Women earn 78 cents for every dollar a man earns, with women of color faring far worse at 64 cents for African-American women and 56 cents for Latina women. This is the primary statistic cited to argue the significant disparity between women and men in the workplace. And it’s absolutely true, the wage gap is an obstacle to women everywhere who are fighting for equal recognition and treatment. However, simply looking at the wage gap doesn’t paint the full picture of discrimination. An issue that is more indicative of the culture of discrimination against women that is embedded in our society is the devaluation of women’s work.
Nothing illustrates this more clearly than the several studies examining the feminization of a profession and the loss of pay and prestige following it. A secretary or administrative assistant is probably the job most commonly associated with women. However, before the 1920s, clerical work was actually, “a moderately high status, complex, administrative job performed by men” after which a sharp influx in women led it to “a more narrow, lower status, female-dominated occupation.” This phenomenon is echoed in other areas like teaching and nursing. An inherent bias makes it so that as soon as something becomes associated strongly with women or femininity, society deems it less valuable.
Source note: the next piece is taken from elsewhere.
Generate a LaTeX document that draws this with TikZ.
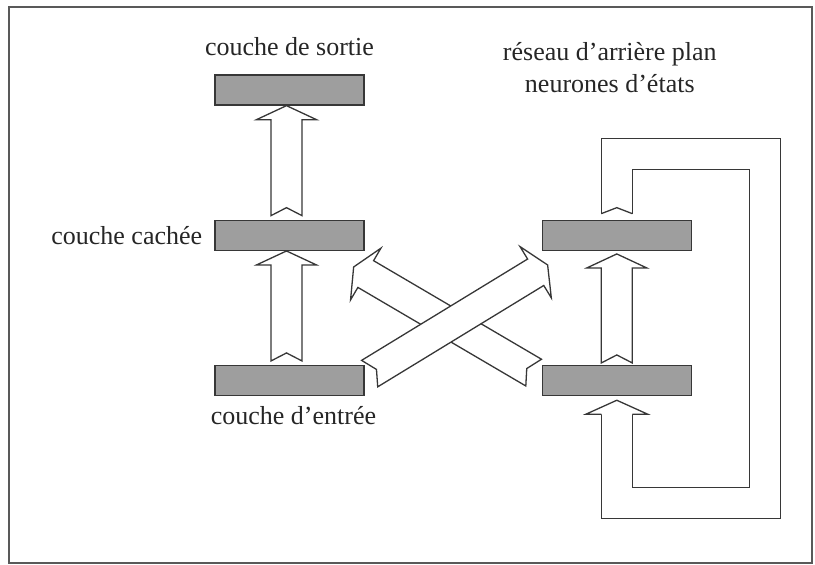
\documentclass[tikz,border=0pt]{standalone}
\usepackage{fontspec}
\setmainfont{Liberation Serif}
\usepackage{tikz}
\usetikzlibrary{positioning, calc}
\definecolor{barfill}{RGB}{158,158,158}
\definecolor{inkgray}{RGB}{55,55,55}

\newcommand{\fatarrow}[2]{%
  \draw[fat] let \p1=($(#2)-(#1)$), \n1={atan2(\y1,\x1)}, \n2={veclen(\x1,\y1)} in
    [shift={(#1)}, rotate=\n1]
    (0,15.5) -- (\n2-14,15.5) -- (\n2-14,30) -- (\n2,0) -- (\n2-14,-30)
    -- (\n2-14,-15.5) -- (0,-15.5) -- (8,0) -- cycle;}

\begin{document}
\begin{tikzpicture}[
    x=1pt, y=-1pt,
    node distance=114pt,
    bar/.style={rectangle, draw=inkgray, line width=1.3pt, fill=barfill, minimum width=149pt, minimum height=30pt, inner sep=0pt},
    fat/.style={draw=inkgray, line width=1.3pt, fill=white},
    fatline/.style={draw=inkgray, line width=1.3pt, double=white, double distance=29.7pt},
    lbl/.style={inner sep=0pt, text=black!85, font=\fontsize{26}{32}\selectfont}
]
\useasboundingbox (0,0) rectangle (815,565);
\draw[line width=1.6pt, black!65] (9,7) rectangle (812,563);

\node[bar] (out) at (289.5,90) {};
\node[bar, below=of out] (hid) {};
\node[bar, below=of hid] (in) {};
\node[bar, right=177pt of hid] (ctxtop) {};
\node[bar, below=of ctxtop] (ctxbot) {};

\node[lbl, above=18pt of out] (sortie) {couche de sortie};
\node[lbl, left=12pt of hid] (cachee) {couche cachée};
\node[lbl, below=10pt of in, xshift=4pt] (entree) {couche d’entrée};
\node[lbl, align=center, above=127pt of ctxtop, xshift=-7pt] (reseau) {réseau d’arrière plan\\neurones d’états};

\coordinate (v1a) at ($(in.north)+(-3,-4)$);
\coordinate (v1b) at ($(hid.south)+(-3,0)$);
\coordinate (v2a) at ($(hid.north)+(-3,-4)$);
\coordinate (v2b) at ($(out.south)+(-3,0)$);
\coordinate (v3a) at ($(ctxbot.north)+(0,-2)$);
\coordinate (v3b) at ($(ctxtop.south)+(0,3)$);
\coordinate (xa) at ($(in.east)+(5,-7)$);
\coordinate (xb) at ($(ctxtop.south west)+(6,14)$);
\coordinate (ya) at ($(ctxbot.west)+(-8,-8)$);
\coordinate (yb) at ($(hid.south east)+(-11,16)$);

\fatarrow{v1a}{v1b}
\fatarrow{v2a}{v2b}
\fatarrow{v3a}{v3b}
\fatarrow{ya}{yb}
\fatarrow{xa}{xb}

% feedback loop of the state layer
\draw[fatline] ($(ctxtop.north)+(0,-6)$) -- ++(0,-59.5) -- ++(148.5,0) -- ++(0,348.5) -| ($(ctxbot.south)+(0,18)$);
\draw[fat] ($(ctxtop.north)+(-15.5,-6)$) -- ($(ctxtop.north)+(0,-12)$) -- ($(ctxtop.north)+(15.5,-6)$);
\draw[fat] ($(ctxbot.south)+(-15.5,18)$) -- ++(-15.5,0) -- ($(ctxbot.south)+(0,4)$) -- ++(31,14) -- ++(-15.5,0);

\end{tikzpicture}
\end{document}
One study showed how female academia is devalued when communications graduate students were asked to rate conference abstracts for scientific quality. The same abstracts with traditionally female author names were rated less well than their male peers, especially in male-dominated fields such as politics.
Devaluation of “feminine” professions is also evident in the domestic sphere; in fact, a stay-at-home-mom isn’t considered a “real” job by many. Because a job is considered something strictly in terms of wages and contribution to the GDP, it’s largely ignored. Because domestic work is considered in these terms and doesn’t have an economic value placed on them, women continue to carry the burden as men are discouraged from forgoing a job to enter the non-paying household sphere.
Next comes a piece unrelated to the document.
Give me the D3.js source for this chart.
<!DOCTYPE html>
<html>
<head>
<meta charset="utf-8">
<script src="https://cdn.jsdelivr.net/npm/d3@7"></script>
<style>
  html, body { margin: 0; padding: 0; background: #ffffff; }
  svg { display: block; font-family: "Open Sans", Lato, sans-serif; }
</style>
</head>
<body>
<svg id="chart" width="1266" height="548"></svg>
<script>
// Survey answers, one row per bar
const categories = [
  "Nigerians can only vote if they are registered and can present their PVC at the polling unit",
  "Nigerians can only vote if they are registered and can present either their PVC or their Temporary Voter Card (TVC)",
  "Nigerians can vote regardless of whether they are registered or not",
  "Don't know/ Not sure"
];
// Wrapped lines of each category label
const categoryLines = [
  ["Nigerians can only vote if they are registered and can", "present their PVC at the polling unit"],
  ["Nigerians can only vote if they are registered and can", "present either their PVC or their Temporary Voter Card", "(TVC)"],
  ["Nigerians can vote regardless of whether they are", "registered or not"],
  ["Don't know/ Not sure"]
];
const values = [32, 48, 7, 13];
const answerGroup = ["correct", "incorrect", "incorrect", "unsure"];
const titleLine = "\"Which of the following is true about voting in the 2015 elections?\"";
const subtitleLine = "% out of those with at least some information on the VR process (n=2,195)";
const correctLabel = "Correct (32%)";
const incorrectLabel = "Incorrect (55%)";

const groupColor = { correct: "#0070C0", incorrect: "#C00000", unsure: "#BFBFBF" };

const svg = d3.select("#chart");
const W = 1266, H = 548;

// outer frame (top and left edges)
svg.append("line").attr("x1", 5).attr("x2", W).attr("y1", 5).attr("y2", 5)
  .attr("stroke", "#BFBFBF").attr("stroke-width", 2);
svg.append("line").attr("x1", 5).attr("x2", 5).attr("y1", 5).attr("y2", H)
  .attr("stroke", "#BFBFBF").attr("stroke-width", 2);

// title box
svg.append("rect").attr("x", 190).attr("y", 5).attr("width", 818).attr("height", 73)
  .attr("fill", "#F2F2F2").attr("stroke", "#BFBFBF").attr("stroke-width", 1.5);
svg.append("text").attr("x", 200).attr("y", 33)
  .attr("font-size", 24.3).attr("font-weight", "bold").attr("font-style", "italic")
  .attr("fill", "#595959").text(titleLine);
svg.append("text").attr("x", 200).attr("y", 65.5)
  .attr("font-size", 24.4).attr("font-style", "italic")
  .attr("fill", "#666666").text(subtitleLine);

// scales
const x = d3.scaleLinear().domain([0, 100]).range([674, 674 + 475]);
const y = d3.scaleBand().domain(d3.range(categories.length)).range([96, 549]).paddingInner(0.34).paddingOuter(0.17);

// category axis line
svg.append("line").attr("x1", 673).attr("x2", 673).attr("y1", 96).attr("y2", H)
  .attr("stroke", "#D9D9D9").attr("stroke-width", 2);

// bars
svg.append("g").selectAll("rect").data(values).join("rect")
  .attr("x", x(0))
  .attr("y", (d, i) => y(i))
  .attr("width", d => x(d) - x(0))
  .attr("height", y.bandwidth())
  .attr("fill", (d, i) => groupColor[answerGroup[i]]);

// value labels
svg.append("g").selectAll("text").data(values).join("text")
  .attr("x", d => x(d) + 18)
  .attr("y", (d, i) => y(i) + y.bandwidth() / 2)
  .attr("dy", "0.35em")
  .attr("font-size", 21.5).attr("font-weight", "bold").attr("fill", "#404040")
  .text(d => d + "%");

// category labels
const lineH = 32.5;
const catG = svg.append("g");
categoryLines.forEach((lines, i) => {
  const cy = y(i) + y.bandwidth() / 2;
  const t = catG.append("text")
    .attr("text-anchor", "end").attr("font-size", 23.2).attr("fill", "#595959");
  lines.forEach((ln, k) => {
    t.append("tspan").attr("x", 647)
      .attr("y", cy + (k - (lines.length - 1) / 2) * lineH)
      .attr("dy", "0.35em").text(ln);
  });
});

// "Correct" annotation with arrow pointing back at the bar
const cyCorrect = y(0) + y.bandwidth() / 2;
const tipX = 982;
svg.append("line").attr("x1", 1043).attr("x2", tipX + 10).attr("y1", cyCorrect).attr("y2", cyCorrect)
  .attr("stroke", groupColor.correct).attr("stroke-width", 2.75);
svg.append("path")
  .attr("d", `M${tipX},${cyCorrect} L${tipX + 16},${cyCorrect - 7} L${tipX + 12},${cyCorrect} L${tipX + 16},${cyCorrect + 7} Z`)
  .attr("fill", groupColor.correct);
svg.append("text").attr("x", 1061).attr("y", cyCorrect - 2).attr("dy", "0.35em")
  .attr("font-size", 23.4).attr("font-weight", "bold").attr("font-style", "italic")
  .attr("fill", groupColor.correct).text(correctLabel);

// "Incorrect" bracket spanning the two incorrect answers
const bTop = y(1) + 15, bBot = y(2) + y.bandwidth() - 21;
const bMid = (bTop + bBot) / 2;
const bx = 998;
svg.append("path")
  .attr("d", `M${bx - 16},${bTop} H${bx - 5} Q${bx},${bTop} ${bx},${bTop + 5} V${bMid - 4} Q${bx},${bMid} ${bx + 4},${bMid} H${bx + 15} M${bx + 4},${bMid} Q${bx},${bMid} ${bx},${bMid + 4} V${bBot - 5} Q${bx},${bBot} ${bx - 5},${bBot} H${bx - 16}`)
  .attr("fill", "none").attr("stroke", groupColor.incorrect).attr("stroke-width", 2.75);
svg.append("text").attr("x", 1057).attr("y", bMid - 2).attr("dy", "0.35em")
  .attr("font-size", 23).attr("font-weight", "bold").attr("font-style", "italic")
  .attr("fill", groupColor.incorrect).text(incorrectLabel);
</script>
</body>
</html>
The creator behind the blog Crates and Ribbons calls it “patriarchy’s magic trick.” She argues, “Women are not devalued in the job market because women’s work is seen to have little value. It is the other way round. Women’s work is devalued in the job market because women are seen to have little value. This means that anything a woman does, be it childcare, teaching, or doctoring, or rocket science, will be seen to be of less value simply because it is done mainly by women. It isn’t that women choose jobs that are in lower-paid industries, it is that any industry that women dominate automatically becomes less respected and less well-paid.”
Marlaine Cacouault-Bitaud discusses this trend in a historical perspective and explores how the feminization and consequential loss of prestige may act as an obstacle, “Anthropologists stress the permanence of our representations of the feminine, defined in opposition to the masculine and ranked lower on a scale of values. A feminized profession would thus be discredited by definition, and the highest positions in the spheres of economic and political power would remain inaccessible to women, the sine qua non of avoiding a loss of prestige.”
It is clear that discrimination goes beyond just how much less a woman is paid for their work in comparison to a man, but how we as a society define the value of their work as inferior simply because they are female. To combat workplace inequality, this underlying issue must first be acknowledged.